Recently I attended a meeting with arguably one of the region’s best leaders who happens to run a very important child-serving organization. I was an observer (as I often am in meetings like this), masking my presence and intentionally restraining my comments so as not to influence the conversation unduly.
I found myself fidgeting, because the discussion was both exhilarating and exhausting.
What was exhilarating was the leader’s energy and passion for the work. She absolutely believes in the transformation that occurs when you match hurting kids with caring adults. It was evident. Her enthusiasm was contagious as she presented the outcomes her group consistently delivers year in and year out for children and families. I kept thinking to myself, “How do we scale?”
What was exhausting was the hard truth that followed. Subsequent speakers pointed our gaze toward the brutal realities of our educational deficits, the challenges of persistent poverty, and their impact on children and families in our region. Our educational system as it’s designed today cannot overcome all the barriers young people from broken environments face, and equip them for the workforce ahead. It’s no surprise students graduate underprepared for the jobs they desperately need. Higher wage job prospects are then out of reach, and the growing service level jobs are not sufficient to meet their financial needs.
The delivery of the message was masterful, but the reality of the challenges was overwhelming. And here is the kicker: none of the statistics or context was new to me.
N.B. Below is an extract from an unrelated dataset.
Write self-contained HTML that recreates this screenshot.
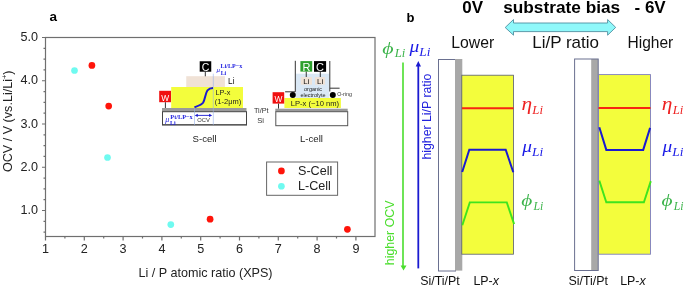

I can only imagine how overwhelming this must be to someone whose daily work does not require them to think about how to create conditions to help poor people live measurably better lives when the odds are not good.
The CEO posed the question, “Do we believe we can move the needle on getting more young people to dream bigger dreams, whether striving for college, a trade profession, or a living wage (aka higher paying) job?” We collectively replied, “Only the ones that you touch, which pales in comparison to the need.” I would go one further and say it is unreasonable to expect one organization to touch every kid and encourage every family in need. But collectively we can do more as a community if we help best practice organizations scale programs that achieve good outcomes. If we as individual citizens challenge ourselves and others who may not be living up to their potential. If we as a nonprofit sector drive ourselves, business and government to work differently and together. Our problems are too big and our possibilities too great not to pursue a different path forward.
In order for us to fight above our weight and take this region to the next level, we have to shift our thinking. We have to play to our strengths and each stop trying to do it all! Let’s partner strategically to accomplish more, focusing on outcomes and taming our instincts toward solitary actions. The future of helping has to look different than what it looks like today.